Dylan tocó en Zaragoza algunos de sus éxitos, pero eran irreconocibles
Dylan es Dios. Así de sencillo. Como Él, sus designios son inescrutables; sus caprichos impredecibles; sus enfados terribles; sus palabras imposibles de entender, excepto para aquellos que están entrenados; sus mensajes, breves y espaciados, acaso también enigmáticos; sus logros, por supuesto, inconmensurables.
Este es el Dylan que ayer se presentó en Zaragoza. El mismo que lleva tocando 20 años de forma ininterrumpida por ciudades de todo el mundo occidental. Un abuelo al que los fieles adoran y temen por igual. Un tipo que ha sido capaz de escribir una cincuentena de obras maestras de la canción, pero ya no puede cantarlas. Lo que Dylan hace, reconozcámoslo, no es cantar. La voz nunca ha sido lo suyo -no es Frank Sinatra-, pero ahora se parece más a Manuel Fraga que a Tom Waits.

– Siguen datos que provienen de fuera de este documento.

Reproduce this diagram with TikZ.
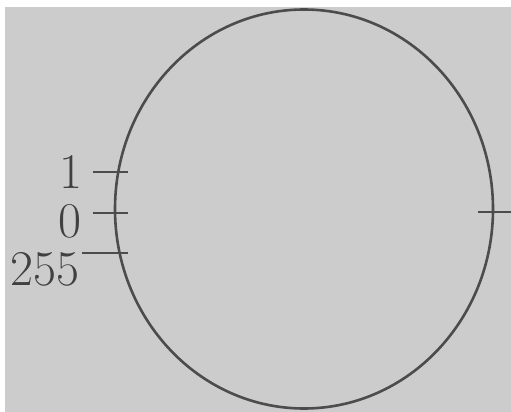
\documentclass[tikz,border=0pt]{standalone}
\usetikzlibrary{shapes.geometric}

\begin{document}
\begin{tikzpicture}[x=1pt,y=-1pt,line width=2.6pt]
        \tikzset{ink/.style={draw=black!70}, num/.style={font=\fontsize{50}{50}\selectfont, text=black!75, inner sep=0pt}}
        \useasboundingbox (0,0) rectangle (511,412);
        \fill[white] (0,0) rectangle (511,412);
        \fill[black!20] (5,7) rectangle (511,412);
        \node (dial) [ellipse, ink, minimum width=378pt, minimum height=399pt, inner sep=0pt] at (304,209) {};
        \node (one) [num] at (71,172) {1};
        \node (zero) [num] at (70,221) {0};
        \node (max) [num] at (45,269) {255};
        \coordinate (a1) at (93,172);
        \coordinate (b1) at (128,172);
        \coordinate (a0) at (93,213);
        \coordinate (b0) at (128,213);
        \coordinate (a255) at (82,253);
        \coordinate (b255) at (128,253);
        \coordinate (mark) at (478,212);
        \coordinate (edge) at (511,212);
        \draw[ink] (a1) -- (b1);
        \draw[ink] (a0) -- (b0);
        \draw[ink] (a255) -- (b255);
        \draw[ink] (mark) -- (edge);
    \end{tikzpicture}
\end{document}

¿Qué espera alguien que va a ver a Bob Dylan? Se puede responder con otra pregunta: ¿qué espera quien acude un domingo a la iglesia? Hay quien busca consuelo en las palabras que nacen del púlpito; hay quien va porque hay que ir; hay quien en su interior discute cada una de las palabras que escucha; hay quien sale cada vez más descreído; hay quien renueva su fe.

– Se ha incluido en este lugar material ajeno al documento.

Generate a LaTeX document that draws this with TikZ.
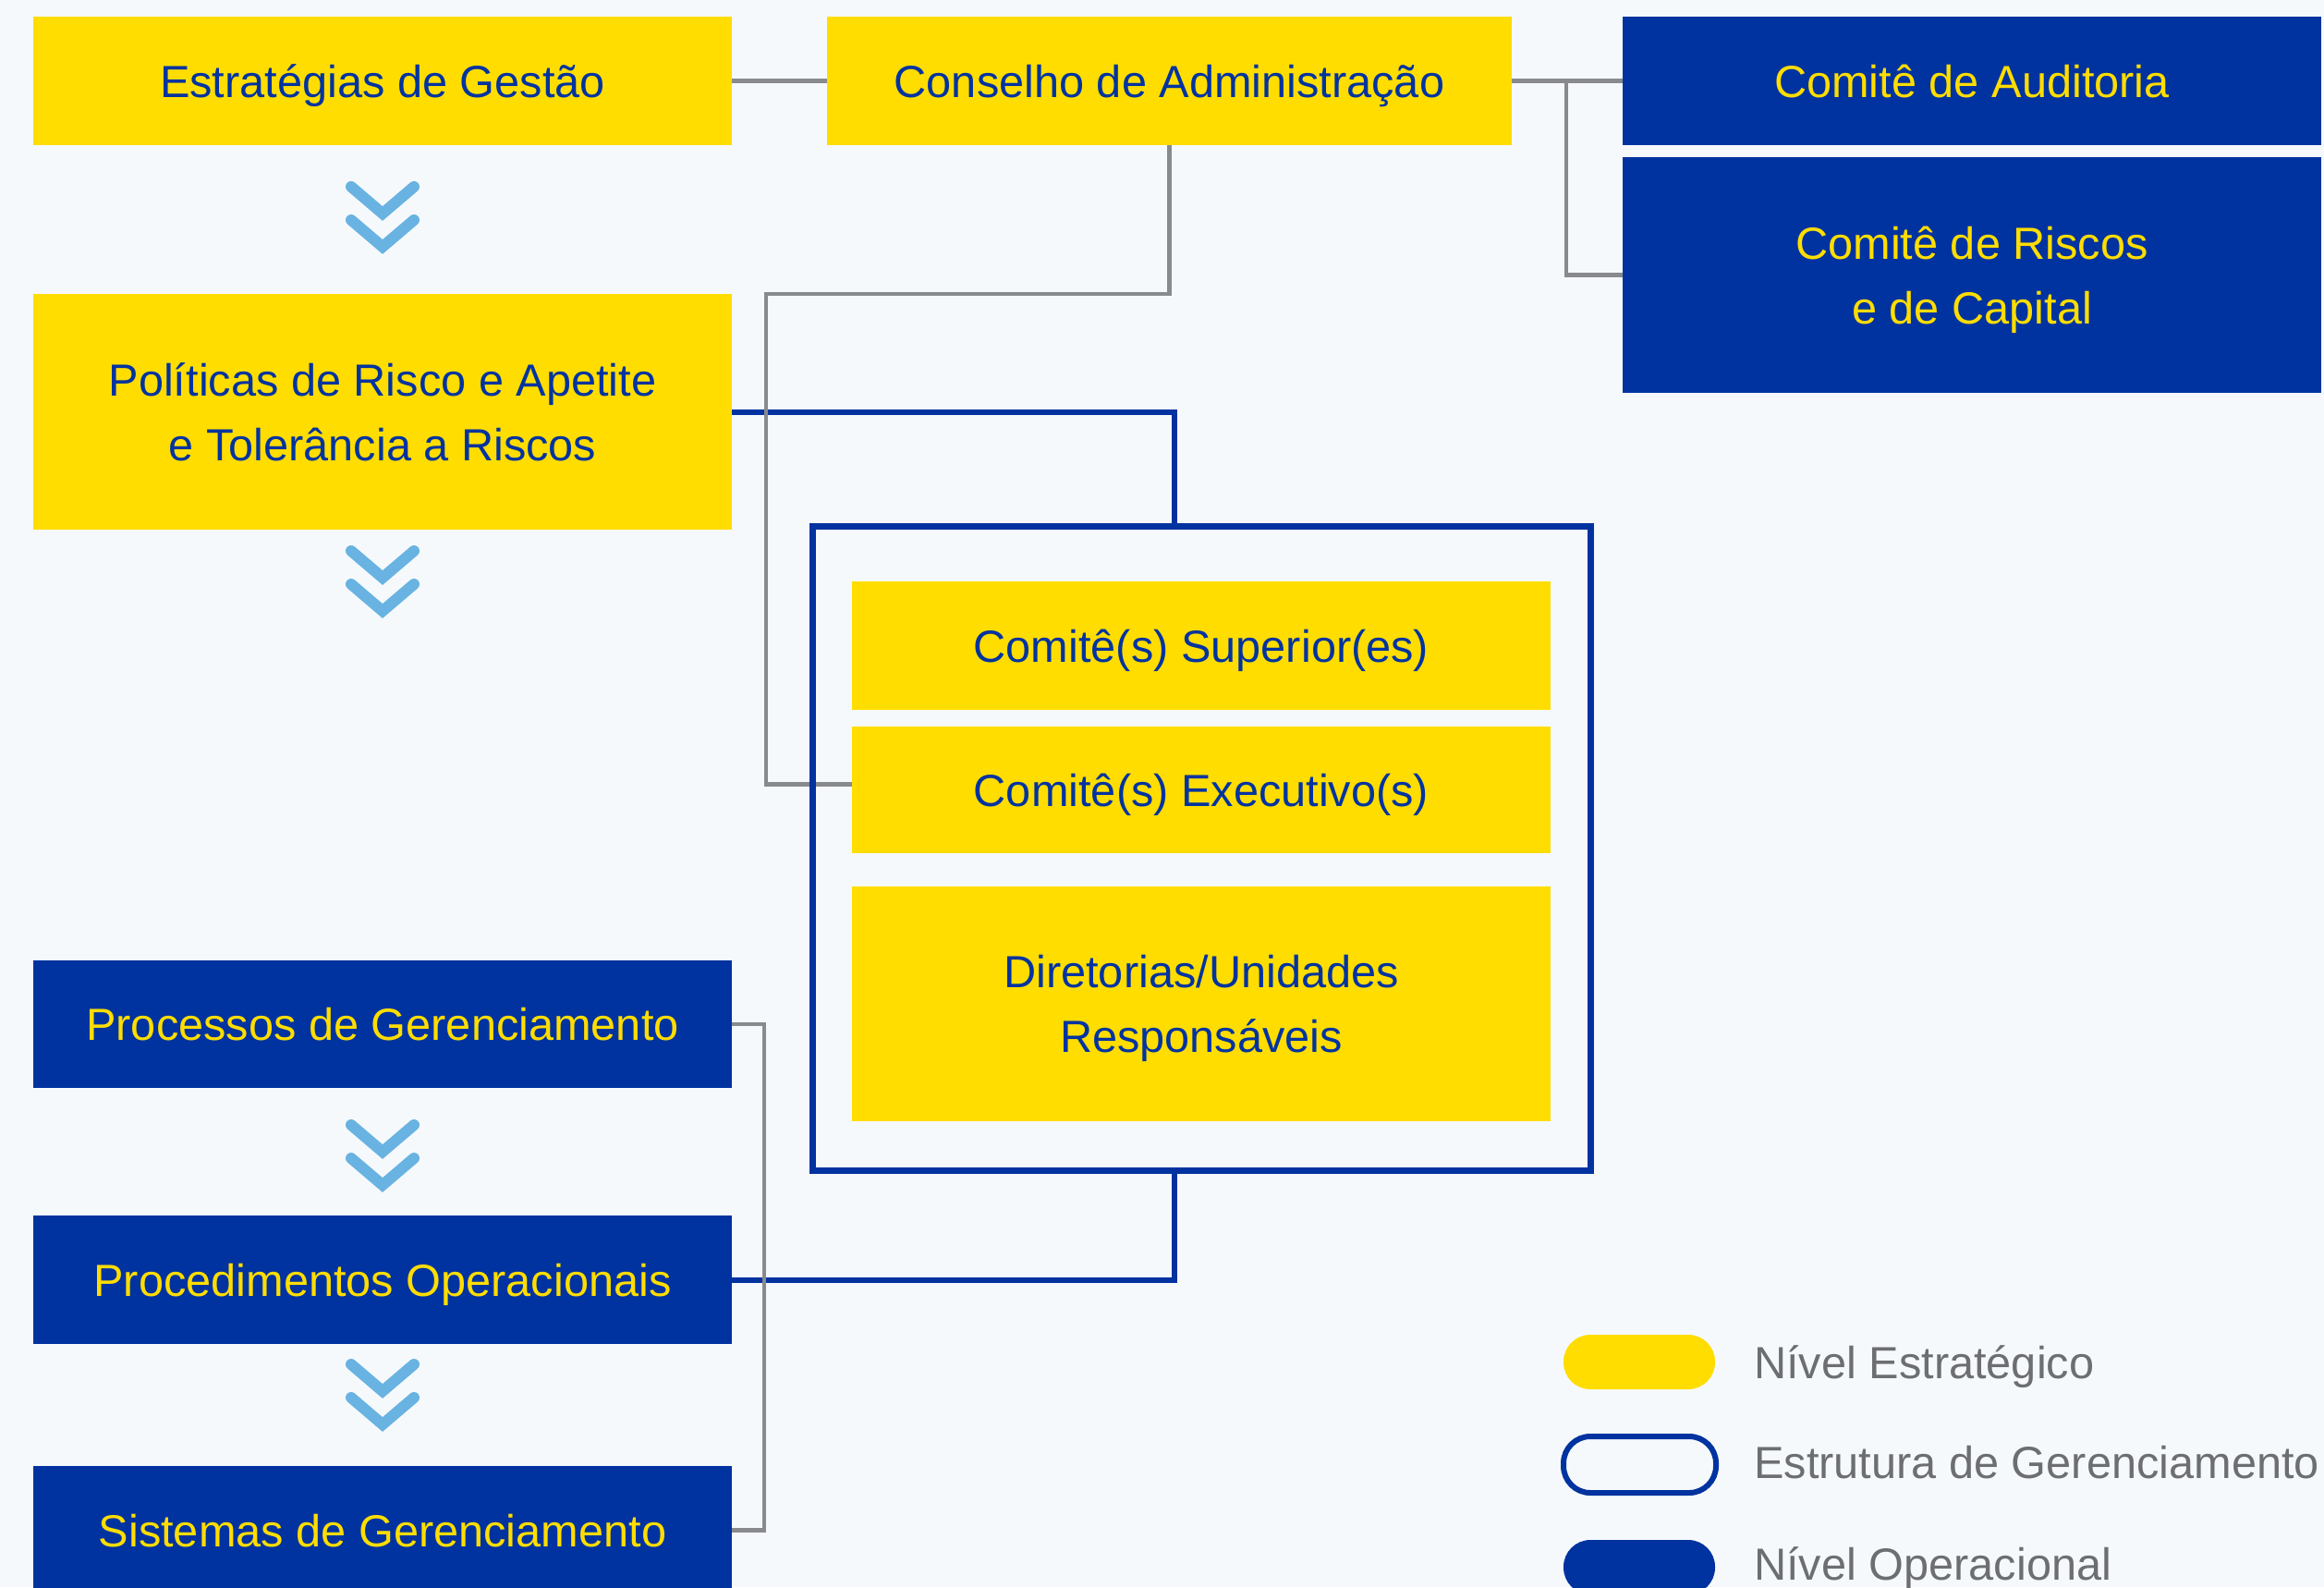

Yo encontré a un viejo músico cansado físicamente, pero con el espírtu intacto. Un tipo que retuerce los versos que él mismo escribió el siglo pasado hasta volverlos irreconocibles; un cantante que ya ni siquiera recita, sólo murmura o balbucea; un poeta que se obliga a subir a un escenario cada noche; un caprichoso que se dio el capricho de satisfacer al público y tocar el llamado himno de la Expo; un viejo fumador que cuando grita hace vibrar el suelo; una estrella inaccesible del rock que regaló un Thank you friends, un saludo perfectamente vocalizado y entendible. Como el católico que se obliga a dudar cuando escucha al predicador hablar del amor de Jesucristo, así salí del concierto. Creo en Dylan, pero me gustaría tener una seria conversación con Él.